The news sent shockwaves through the global photovoltaic industry.
Some analyses point out that the photovoltaic trade barriers launched by the United States against four Southeast Asian countries this time essentially continue the attempt to curb the development of China's photovoltaic industry.
After years of continuous pressure from "anti-dumping and countervailing duties", Section 301 and 201 tariffs, Chinese photovoltaic enterprises have become de-sensitive to tariffs in their exports to the United States. They mainly achieve indirect exports to the United States through overseas bases in Southeast Asia and other regions. Although the "tariff war" has caused the overseas production capacity costs of Chinese photovoltaic manufacturers to rise and further squeeze their profits, compared with the domestic manufacturing costs in the United States, they may still have a relative advantage.
In contrast, the photovoltaic industry in the United States shows a structural feature of being "top-heavy". Although the top position in the global photovoltaic market value was taken by the US photovoltaic module enterprise First Solar (with a market value of 21 billion US dollars on May 21, 2024), the domestic industrial chain in the United States is concentrated in the downstream, mainly consisting of modules and photovoltaic installations. The upstream and midstream industries are still under construction, and raw materials are mainly imported from Southeast Asian countries.
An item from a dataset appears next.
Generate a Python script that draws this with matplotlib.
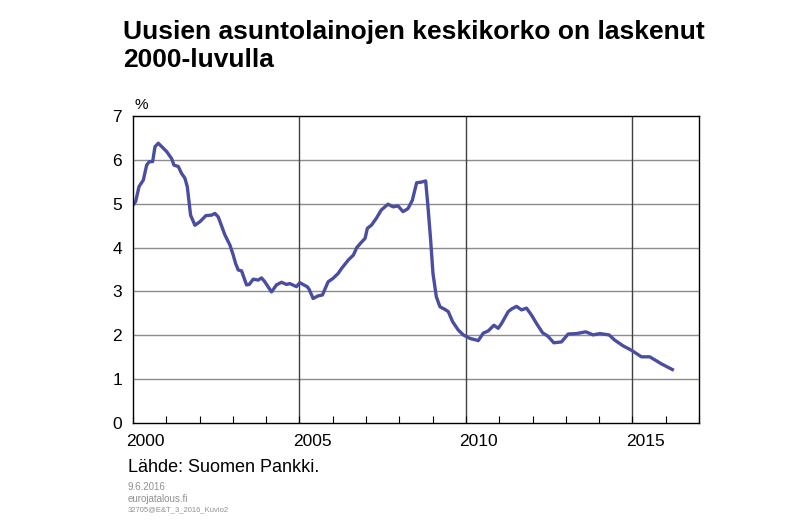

From the perspective of market performance, although the installed capacity of photovoltaic power in the United States has maintained positive growth, its growth rate has significantly lagged behind that of major markets in Asia and Europe. The root cause lies in the fact that, on the one hand, the domestic industries in the United States have a relatively high degree of dependence on foreign countries, but the localization policy has hindered the import of raw materials for products, and some demands have been suppressed. On the other hand, although the policy support is considerable, it still takes time for the actual production capacity to be implemented.